PREMIÈRE PARTIE
CHAPITRE 1
La cicatrice
Jeudi 1er janvier. Freddie se lève plusieurs heures avant moi. J’entends la porte qui claque, puis je glisse de nouveau dans un sommeil trop léger. Ces rêves que je fais à moitié éveillée me paraissent souvent les plus obscurs. Ainsi, avant que Freddie ne claque la porte, je traversais un désert (peut-être le Sahara ?) en portant une journée sur mon dos. Il faisait chaud et je transpirais à grosses gouttes. Cette fois-ci, j’entre dans un pub, à l’angle d’une avenue éclairée et d’une impasse. Le centre d’une métropole d’Amérique du Nord, ou bien du Sud, peu importe. C’est la soirée du réveillon. À minuit, le garçon qui m’accompagne m’embrasse et me dit qu’il doit partir. J’erre seule le long de la route qui borde le fleuve, avec un sentiment d’abandon terrible, à travers les bruits de klaxons et la rumeur de la ville célébrant la nouvelle année.

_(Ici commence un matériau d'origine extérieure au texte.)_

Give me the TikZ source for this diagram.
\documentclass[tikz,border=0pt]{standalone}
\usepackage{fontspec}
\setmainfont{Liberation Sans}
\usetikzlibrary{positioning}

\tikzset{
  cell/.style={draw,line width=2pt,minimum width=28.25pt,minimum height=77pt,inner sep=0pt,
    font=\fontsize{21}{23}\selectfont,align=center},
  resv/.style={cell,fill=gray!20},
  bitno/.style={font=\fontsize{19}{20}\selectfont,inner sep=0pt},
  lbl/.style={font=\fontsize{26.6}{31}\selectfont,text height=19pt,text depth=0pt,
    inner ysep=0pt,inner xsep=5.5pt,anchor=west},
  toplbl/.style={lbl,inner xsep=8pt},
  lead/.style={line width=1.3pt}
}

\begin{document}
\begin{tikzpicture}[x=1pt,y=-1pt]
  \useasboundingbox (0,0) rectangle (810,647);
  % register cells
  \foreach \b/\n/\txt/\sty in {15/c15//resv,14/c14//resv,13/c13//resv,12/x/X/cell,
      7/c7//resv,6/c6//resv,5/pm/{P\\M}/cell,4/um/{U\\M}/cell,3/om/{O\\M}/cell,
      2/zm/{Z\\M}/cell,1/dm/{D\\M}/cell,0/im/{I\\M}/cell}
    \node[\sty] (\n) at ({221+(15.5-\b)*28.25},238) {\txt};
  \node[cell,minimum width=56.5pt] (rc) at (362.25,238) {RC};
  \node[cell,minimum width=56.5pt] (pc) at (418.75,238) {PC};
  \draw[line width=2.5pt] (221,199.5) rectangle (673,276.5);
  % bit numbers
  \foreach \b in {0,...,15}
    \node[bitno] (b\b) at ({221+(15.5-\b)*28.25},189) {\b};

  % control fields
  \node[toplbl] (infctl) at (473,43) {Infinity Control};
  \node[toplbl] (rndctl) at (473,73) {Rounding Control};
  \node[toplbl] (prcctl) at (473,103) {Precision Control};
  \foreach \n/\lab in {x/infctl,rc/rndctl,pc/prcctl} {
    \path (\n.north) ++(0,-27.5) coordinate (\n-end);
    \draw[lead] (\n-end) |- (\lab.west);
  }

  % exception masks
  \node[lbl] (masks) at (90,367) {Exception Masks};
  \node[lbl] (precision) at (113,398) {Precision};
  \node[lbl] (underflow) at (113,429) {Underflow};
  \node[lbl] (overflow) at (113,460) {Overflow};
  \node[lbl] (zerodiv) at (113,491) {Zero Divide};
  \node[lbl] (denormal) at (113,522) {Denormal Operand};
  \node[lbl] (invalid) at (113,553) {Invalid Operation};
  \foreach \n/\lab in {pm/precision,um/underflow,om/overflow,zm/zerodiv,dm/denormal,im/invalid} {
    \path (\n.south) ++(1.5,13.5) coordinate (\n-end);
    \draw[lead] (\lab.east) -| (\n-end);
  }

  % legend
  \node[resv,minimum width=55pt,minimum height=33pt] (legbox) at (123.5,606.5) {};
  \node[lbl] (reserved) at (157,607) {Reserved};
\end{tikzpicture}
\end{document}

Je me réveille à midi. Violent mal de tête. Je ne me souviens plus très bien de la veille, j’ai trop bu, Freddie m’a sans doute portée jusqu’ici. Par la fenêtre, je vois qu’il fait sombre, comme si c’était déjà la fin de la journée. Je compte les sapins de Noël orphelins dans la rue, il y en a neuf. Je me dis qu’ils attendent patiemment ainsi, dans ce froid glacial, avec l’espoir de trouver une seconde famille d’accueil et que, à défaut d’un foyer où il fera chaud, ils finiront probablement à la décharge parmi les restes des repas de fin d’année... Cette pensée vient renforcer l’incertitude dans laquelle m’a laissée mon dernier demi-rêve.

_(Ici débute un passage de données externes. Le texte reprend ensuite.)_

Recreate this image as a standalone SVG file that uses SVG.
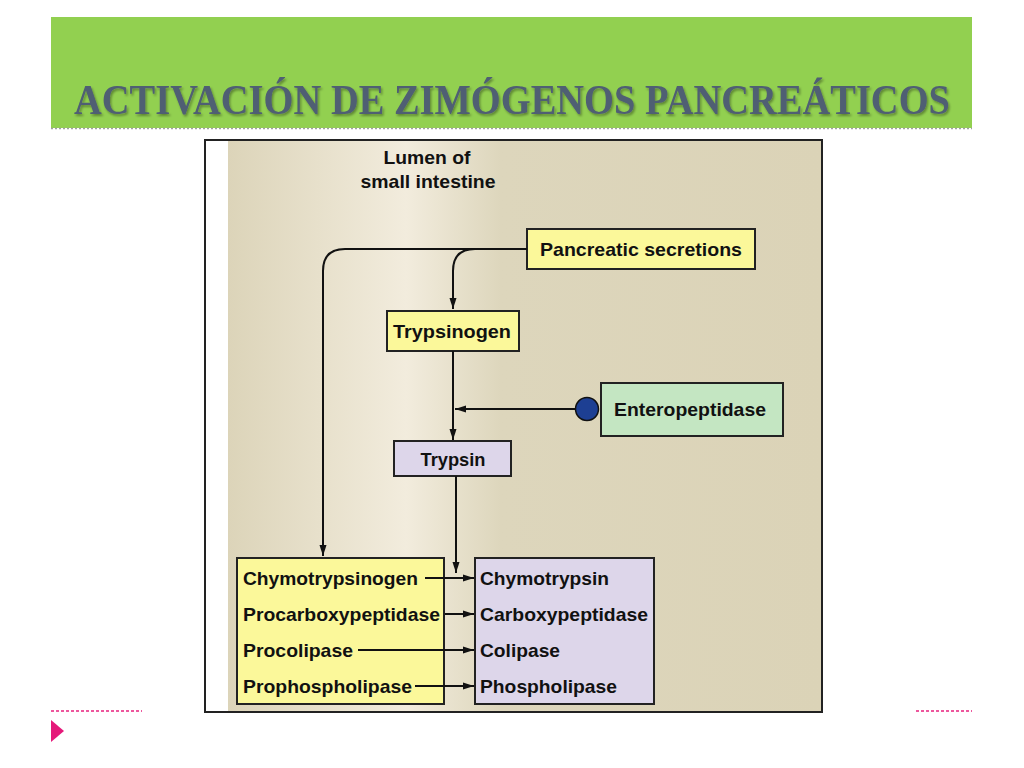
<svg xmlns="http://www.w3.org/2000/svg" width="1024" height="768" viewBox="0 0 1024 768">
<defs>
<linearGradient id="bg" x1="228" y1="0" x2="822" y2="0" gradientUnits="userSpaceOnUse">
<stop offset="0" stop-color="#dcd4b9"/>
<stop offset="0.3" stop-color="#f2ecdd"/>
<stop offset="0.46" stop-color="#ddd6bc"/>
<stop offset="1" stop-color="#dbd3b7"/>
</linearGradient>
<marker id="ah" markerWidth="11" markerHeight="8" refX="11" refY="4" orient="auto" markerUnits="userSpaceOnUse">
<path d="M0,0.5 L11,4 L0,7.5 Z" fill="#111"/>
</marker>
<filter id="sh" x="-10%" y="-40%" width="120%" height="180%">
<feDropShadow dx="1.5" dy="2" stdDeviation="1.2" flood-color="#000" flood-opacity="0.35"/>
</filter>
</defs>
<style>
.lbl{font-family:"Liberation Sans",Arial,sans-serif;font-weight:bold;font-size:19px;fill:#111}
.box{stroke:#222;stroke-width:2}
.yel{fill:#fbf89a}
.pur{fill:#ddd6ea}
.grn{fill:#c4e6c2}
.conn{fill:none;stroke:#111;stroke-width:2}
</style>
<rect x="0" y="0" width="1024" height="768" fill="#fff"/>
<g id="header">
<rect x="51" y="17" width="921" height="111" fill="#92d050"/>
<line x1="51" y1="128.5" x2="972" y2="128.5" stroke="#a0a0a0" stroke-width="1.5" stroke-dasharray="2,2"/>
<g transform="translate(512,114) scale(0.916,1)" filter="url(#sh)">
<text x="0" y="0" text-anchor="middle" font-family="'Liberation Serif',serif" font-weight="bold" font-size="42" fill="#4f5e73">ACTIVACIÓN DE ZIMÓGENOS PANCREÁTICOS</text>
</g>
</g>
<g id="panel">
<rect x="205" y="140" width="617" height="572" fill="#fff" stroke="#222" stroke-width="2"/>
<rect x="228" y="141" width="593" height="570" fill="url(#bg)"/>
<text class="lbl" x="427" y="164" text-anchor="middle" textLength="87" lengthAdjust="spacingAndGlyphs">Lumen of</text>
<text class="lbl" x="428" y="188" text-anchor="middle" textLength="135" lengthAdjust="spacingAndGlyphs">small intestine</text>
</g>
<g id="pancreatic-secretions">
<rect class="box yel" x="527" y="229" width="228" height="40"/>
<text class="lbl" x="641" y="256" text-anchor="middle" textLength="202" lengthAdjust="spacingAndGlyphs">Pancreatic secretions</text>
</g>
<g id="trypsinogen">
<rect class="box yel" x="387" y="311" width="132" height="40"/>
<text class="lbl" x="452" y="338" text-anchor="middle" textLength="118" lengthAdjust="spacingAndGlyphs">Trypsinogen</text>
</g>
<g id="enteropeptidase">
<rect class="box grn" x="601" y="383" width="182" height="53"/>
<text class="lbl" x="690" y="416" text-anchor="middle" textLength="152" lengthAdjust="spacingAndGlyphs">Enteropeptidase</text>
</g>
<g id="trypsin">
<rect class="box pur" x="394" y="441" width="117" height="35"/>
<text class="lbl" x="453" y="466" text-anchor="middle" textLength="65" lengthAdjust="spacingAndGlyphs">Trypsin</text>
</g>
<g id="zymogens">
<rect class="box yel" x="237" y="558" width="207" height="146"/>
<text class="lbl" x="243" y="585" textLength="175" lengthAdjust="spacingAndGlyphs">Chymotrypsinogen</text>
<text class="lbl" x="243" y="621" textLength="197" lengthAdjust="spacingAndGlyphs">Procarboxypeptidase</text>
<text class="lbl" x="243" y="657" textLength="110" lengthAdjust="spacingAndGlyphs">Procolipase</text>
<text class="lbl" x="243" y="693" textLength="169" lengthAdjust="spacingAndGlyphs">Prophospholipase</text>
</g>
<g id="enzymes">
<rect class="box pur" x="475" y="558" width="179" height="146"/>
<text class="lbl" x="480" y="585" textLength="129" lengthAdjust="spacingAndGlyphs">Chymotrypsin</text>
<text class="lbl" x="480" y="621" textLength="168" lengthAdjust="spacingAndGlyphs">Carboxypeptidase</text>
<text class="lbl" x="480" y="657" textLength="80" lengthAdjust="spacingAndGlyphs">Colipase</text>
<text class="lbl" x="480" y="693" textLength="137" lengthAdjust="spacingAndGlyphs">Phospholipase</text>
</g>
<g id="connectors">
<path class="conn" d="M527,249 H345 Q323,249 323,271 V556" marker-end="url(#ah)"/>
<path class="conn" d="M485,249 H475 Q453,249 453,271 V309" marker-end="url(#ah)"/>
<path class="conn" d="M453,351 V440" marker-end="url(#ah)"/>
<path class="conn" d="M577,409 H455" marker-end="url(#ah)"/>
<circle cx="587" cy="409" r="11.5" fill="#1d3f93" stroke="#111" stroke-width="1.5"/>
<path class="conn" d="M456,476 V573" marker-end="url(#ah)"/>
<path class="conn" d="M425,578 H474" marker-end="url(#ah)"/>
<path class="conn" d="M445,614 H474" marker-end="url(#ah)"/>
<path class="conn" d="M358,650 H474" marker-end="url(#ah)"/>
<path class="conn" d="M415,686 H474" marker-end="url(#ah)"/>
</g>
<g id="footer">
<line x1="51" y1="711" x2="142" y2="711" stroke="#e8207e" stroke-width="1.5" stroke-dasharray="3,2"/>
<line x1="916" y1="711" x2="972" y2="711" stroke="#e8207e" stroke-width="1.5" stroke-dasharray="3,2"/>
<polygon points="51,720 64,731 51,742" fill="#e5197a"/>
</g>
</svg>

Je me promène l’après-midi sur les grandes avenues où une parade a investi toute la chaussée. Des gens déguisés en costumes d’animaux : animaux domestiques, animaux de la jungle, poissons, oiseaux... J’applaudis avec la foule les chars qui défilent. Je passe ensuite voir Freddie dans le café où il travaille, le Café des Berceuses, un des rares de la ville ouvert un 1er janvier. Une longue file d’attente, jusqu’au croisement de l’avenue des Espagnols et de la rue de Vénus, patiente pour acheter des cigarettes.
Freddie termine son service à dix heures. Pour tuer le temps, je lis le journal en buvant un café et trois jus d’abricot. Puis nous rentrons chez lui à pied. Sur le chemin, nous comptons encore les sapins en nous faisant la promesse de construire un jour un orphelinat pour les recueillir.
Vendredi 2 janvier. Il me reste 300 nimbes. Si je fais attention, et que je ne dépense pas plus de 100 nimbes par mois, je n’ai pas besoin de travailler, ni d’emprunter d’argent à Freddie jusqu’au mois de mars. Je me sens donc relativement libre et légère.
Je lis quelques pages de Plumes d’acier. J’ai l’impression de connaître les deux personnages principaux Martin et Brune... Parfois j’aimerais que les personnages de livres ou de films soient des amis, mais s’ils devenaient mes amis, je finirais par me lasser d’eux.